- **Goal**
Return each line of the data below exactly, omitting any pictures.

## START

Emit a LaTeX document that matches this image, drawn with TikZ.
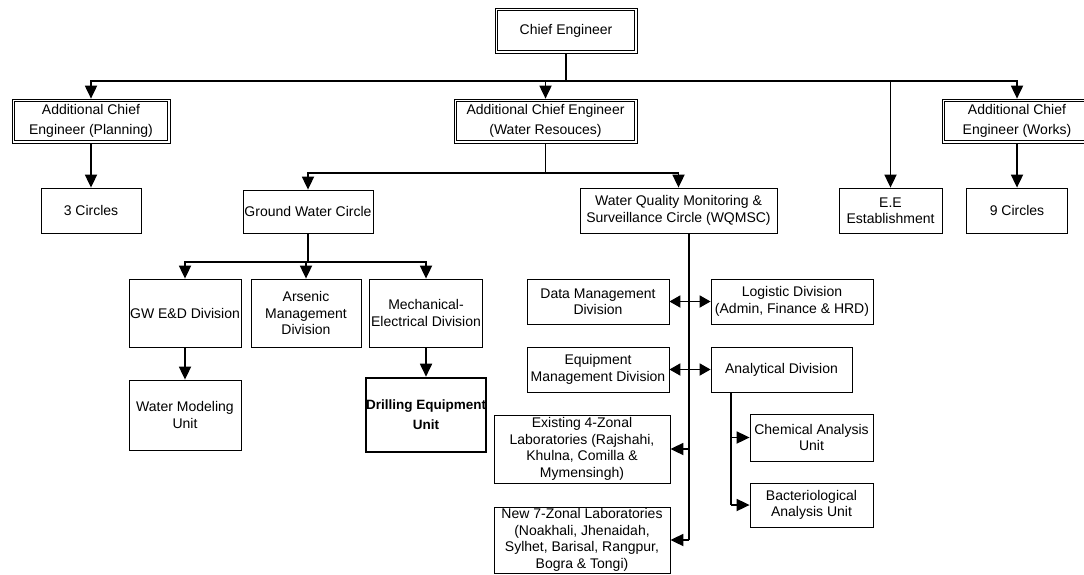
\documentclass[tikz,border=0pt]{standalone}
\usepackage{fontspec}
\setmainfont{Liberation Sans}
\usepackage{tikz}
\usetikzlibrary{arrows.meta}

\begin{document}
\begin{tikzpicture}
  [
    x=1pt, y=-1pt,
    Box/.style={rectangle, draw=black, line width=0.8pt, inner sep=0pt, align=center,
      font=\fontsize{14}{16.5}\selectfont},
    Double/.style={Box, line width=0.7pt, font=\fontsize{14}{20}\selectfont,
      path picture={\draw[line width=0.7pt]
        ([shift={(2.6pt,2.6pt)}]path picture bounding box.south west) rectangle
        ([shift={(-2.6pt,-2.6pt)}]path picture bounding box.north east);}},
    Bold/.style={Box, line width=2.6pt, font=\fontsize{13.5}{20}\selectfont\bfseries},
    Link/.style={draw, line width=1.8pt},
    Arrow/.style={Link, -{Triangle[length=13pt, width=12pt]}},
    BiArrow/.style={Link, {Triangle[length=11pt, width=12pt]}-{Triangle[length=11pt, width=12pt]}}
  ]
  \useasboundingbox (0, 0) rectangle (1084, 574);

  % Nodes
  \node[Double, minimum width=142, minimum height=45] (chief) at(566, 30.5) {Chief Engineer};

  \node[Double, minimum width=158, minimum height=44] (acePlan) at(91, 121) {Additional Chief\\Engineer (Planning)};
  \node[Double, minimum width=183, minimum height=44] (aceWater) at(545.5, 121) {Additional Chief Engineer\\(Water Resouces)};
  \node[Double, minimum width=150, minimum height=44] (aceWorks) at(1017, 121) {Additional Chief\\Engineer (Works)};

  \node[Box, minimum width=100, minimum height=45] (circ3) at(91, 210.5) {3 Circles};
  \node[Box, minimum width=130, minimum height=43] (gwc) at(308, 211.5) {Ground Water Circle};
  \node[Box, minimum width=197, minimum height=45] (wqmsc) at(678.5, 210.5) {Water Quality Monitoring \&\\Surveillance Circle (WQMSC)};
  \node[Box, minimum width=103, minimum height=45] (ee) at(890.5, 210.5) {E.E\\Establishment};
  \node[Box, minimum width=101, minimum height=45] (circ9) at(1017, 210.5) {9 Circles};

  \node[Box, minimum width=112, minimum height=68] (gwed) at(185, 313) {GW E\&D Division};
  \node[Box, minimum width=110, minimum height=68] (arsenic) at(306, 313) {Arsenic\\Management\\Division};
  \node[Box, minimum width=113, minimum height=68] (mech) at(426, 313) {Mechanical-\\Electrical Division};

  \node[Box, minimum width=112, minimum height=70] (wmu) at(185, 415) {Water Modeling\\Unit};
  \node[Bold, minimum width=119, minimum height=74] (drill) at(426, 415) {Drilling Equipment\\Unit};

  \node[Box, minimum width=142, minimum height=45] (datamgmt) at(598, 301.5) {Data Management\\Division};
  \node[Box, minimum width=162, minimum height=45] (logistic) at(792, 301.5) {Logistic Division\\(Admin, Finance \& HRD)};
  \node[Box, minimum width=142, minimum height=45] (equipmgmt) at(598, 369.5) {Equipment\\Management Division};
  \node[Box, minimum width=141, minimum height=45] (analytical) at(781.5, 369.5) {Analytical Division};

  \node[Box, minimum width=176, minimum height=68] (existing) at(582, 449) {Existing 4-Zonal\\Laboratories (Rajshahi,\\Khulna, Comilla \&\\Mymensingh)};
  \node[Box, minimum width=176, minimum height=66] (newlabs) at(582, 540) {New 7-Zonal Laboratories\\(Noakhali, Jhenaidah,\\Sylhet, Barisal, Rangpur,\\Bogra \& Tongi)};

  \node[Box, minimum width=123, minimum height=47] (chemical) at(811.5, 437.5) {Chemical Analysis\\Unit};
  \node[Box, minimum width=123, minimum height=44] (bact) at(811.5, 505) {Bacteriological\\Analysis Unit};

  % Junctions
  \coordinate (busTop) at(566, 81);
  \coordinate (busWater) at(545.5, 173);
  \coordinate (busGround) at(308, 262);
  \coordinate (spineTop) at(689, 233);
  \coordinate (spineLab) at(689, 449);
  \coordinate (spineBot) at(689, 540);
  \coordinate (anaTop) at(731, 392);
  \coordinate (anaChem) at(731, 437.5);
  \coordinate (anaBot) at(731, 505);

  % Lines
  \path [Link] (chief) -- (busTop);
  \path [Arrow] (busTop) -| (acePlan);
  \path [Arrow] (busTop) -| (aceWater);
  \path [Arrow] (busTop) -| (ee);
  \path [Arrow] (busTop) -| (aceWorks);

  \path [Arrow] (acePlan) -- (circ3);
  \path [Arrow] (aceWorks) -- (circ9);

  \path [Link] (aceWater) -- (busWater);
  \path [Arrow] (busWater) -| (gwc);
  \path [Arrow] (busWater) -| (wqmsc);

  \path [Link] (gwc) -- (busGround);
  \path [Arrow] (busGround) -| (gwed);
  \path [Arrow] (busGround) -| (arsenic);
  \path [Arrow] (busGround) -| (mech);
  \path [Arrow] (gwed) -- (wmu);
  \path [Arrow] (mech) -- (drill);

  \path [Link] (spineTop) -- (spineBot);
  \path [BiArrow] (datamgmt) -- (logistic);
  \path [BiArrow] (equipmgmt) -- (analytical);
  \path [Arrow] (spineLab) -- (existing);
  \path [Arrow] (spineBot) -- (newlabs);

  \path [Link] (anaTop) -- (anaBot);
  \path [Arrow] (anaChem) -- (chemical);
  \path [Arrow] (anaBot) -- (bact);

\end{tikzpicture}
\end{document}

## END

- **Exercise result**
Emit a LaTeX document that matches this image, drawn with TikZ.
\documentclass[tikz,border=0pt]{standalone}
\usepackage{fontspec}
\setmainfont{Liberation Sans}
\usepackage{tikz}
\usetikzlibrary{arrows.meta}

\begin{document}
\begin{tikzpicture}
  [
    x=1pt, y=-1pt,
    Box/.style={rectangle, draw=black, line width=0.8pt, inner sep=0pt, align=center,
      font=\fontsize{14}{16.5}\selectfont},
    Double/.style={Box, line width=0.7pt, font=\fontsize{14}{20}\selectfont,
      path picture={\draw[line width=0.7pt]
        ([shift={(2.6pt,2.6pt)}]path picture bounding box.south west) rectangle
        ([shift={(-2.6pt,-2.6pt)}]path picture bounding box.north east);}},
    Bold/.style={Box, line width=2.6pt, font=\fontsize{13.5}{20}\selectfont\bfseries},
    Link/.style={draw, line width=1.8pt},
    Arrow/.style={Link, -{Triangle[length=13pt, width=12pt]}},
    BiArrow/.style={Link, {Triangle[length=11pt, width=12pt]}-{Triangle[length=11pt, width=12pt]}}
  ]
  \useasboundingbox (0, 0) rectangle (1084, 574);

  % Nodes
  \node[Double, minimum width=142, minimum height=45] (chief) at(566, 30.5) {Chief Engineer};

  \node[Double, minimum width=158, minimum height=44] (acePlan) at(91, 121) {Additional Chief\\Engineer (Planning)};
  \node[Double, minimum width=183, minimum height=44] (aceWater) at(545.5, 121) {Additional Chief Engineer\\(Water Resouces)};
  \node[Double, minimum width=150, minimum height=44] (aceWorks) at(1017, 121) {Additional Chief\\Engineer (Works)};

  \node[Box, minimum width=100, minimum height=45] (circ3) at(91, 210.5) {3 Circles};
  \node[Box, minimum width=130, minimum height=43] (gwc) at(308, 211.5) {Ground Water Circle};
  \node[Box, minimum width=197, minimum height=45] (wqmsc) at(678.5, 210.5) {Water Quality Monitoring \&\\Surveillance Circle (WQMSC)};
  \node[Box, minimum width=103, minimum height=45] (ee) at(890.5, 210.5) {E.E\\Establishment};
  \node[Box, minimum width=101, minimum height=45] (circ9) at(1017, 210.5) {9 Circles};

  \node[Box, minimum width=112, minimum height=68] (gwed) at(185, 313) {GW E\&D Division};
  \node[Box, minimum width=110, minimum height=68] (arsenic) at(306, 313) {Arsenic\\Management\\Division};
  \node[Box, minimum width=113, minimum height=68] (mech) at(426, 313) {Mechanical-\\Electrical Division};

  \node[Box, minimum width=112, minimum height=70] (wmu) at(185, 415) {Water Modeling\\Unit};
  \node[Bold, minimum width=119, minimum height=74] (drill) at(426, 415) {Drilling Equipment\\Unit};

  \node[Box, minimum width=142, minimum height=45] (datamgmt) at(598, 301.5) {Data Management\\Division};
  \node[Box, minimum width=162, minimum height=45] (logistic) at(792, 301.5) {Logistic Division\\(Admin, Finance \& HRD)};
  \node[Box, minimum width=142, minimum height=45] (equipmgmt) at(598, 369.5) {Equipment\\Management Division};
  \node[Box, minimum width=141, minimum height=45] (analytical) at(781.5, 369.5) {Analytical Division};

  \node[Box, minimum width=176, minimum height=68] (existing) at(582, 449) {Existing 4-Zonal\\Laboratories (Rajshahi,\\Khulna, Comilla \&\\Mymensingh)};
  \node[Box, minimum width=176, minimum height=66] (newlabs) at(582, 540) {New 7-Zonal Laboratories\\(Noakhali, Jhenaidah,\\Sylhet, Barisal, Rangpur,\\Bogra \& Tongi)};

  \node[Box, minimum width=123, minimum height=47] (chemical) at(811.5, 437.5) {Chemical Analysis\\Unit};
  \node[Box, minimum width=123, minimum height=44] (bact) at(811.5, 505) {Bacteriological\\Analysis Unit};

  % Junctions
  \coordinate (busTop) at(566, 81);
  \coordinate (busWater) at(545.5, 173);
  \coordinate (busGround) at(308, 262);
  \coordinate (spineTop) at(689, 233);
  \coordinate (spineLab) at(689, 449);
  \coordinate (spineBot) at(689, 540);
  \coordinate (anaTop) at(731, 392);
  \coordinate (anaChem) at(731, 437.5);
  \coordinate (anaBot) at(731, 505);

  % Lines
  \path [Link] (chief) -- (busTop);
  \path [Arrow] (busTop) -| (acePlan);
  \path [Arrow] (busTop) -| (aceWater);
  \path [Arrow] (busTop) -| (ee);
  \path [Arrow] (busTop) -| (aceWorks);

  \path [Arrow] (acePlan) -- (circ3);
  \path [Arrow] (aceWorks) -- (circ9);

  \path [Link] (aceWater) -- (busWater);
  \path [Arrow] (busWater) -| (gwc);
  \path [Arrow] (busWater) -| (wqmsc);

  \path [Link] (gwc) -- (busGround);
  \path [Arrow] (busGround) -| (gwed);
  \path [Arrow] (busGround) -| (arsenic);
  \path [Arrow] (busGround) -| (mech);
  \path [Arrow] (gwed) -- (wmu);
  \path [Arrow] (mech) -- (drill);

  \path [Link] (spineTop) -- (spineBot);
  \path [BiArrow] (datamgmt) -- (logistic);
  \path [BiArrow] (equipmgmt) -- (analytical);
  \path [Arrow] (spineLab) -- (existing);
  \path [Arrow] (spineBot) -- (newlabs);

  \path [Link] (anaTop) -- (anaBot);
  \path [Arrow] (anaChem) -- (chemical);
  \path [Arrow] (anaBot) -- (bact);

\end{tikzpicture}
\end{document}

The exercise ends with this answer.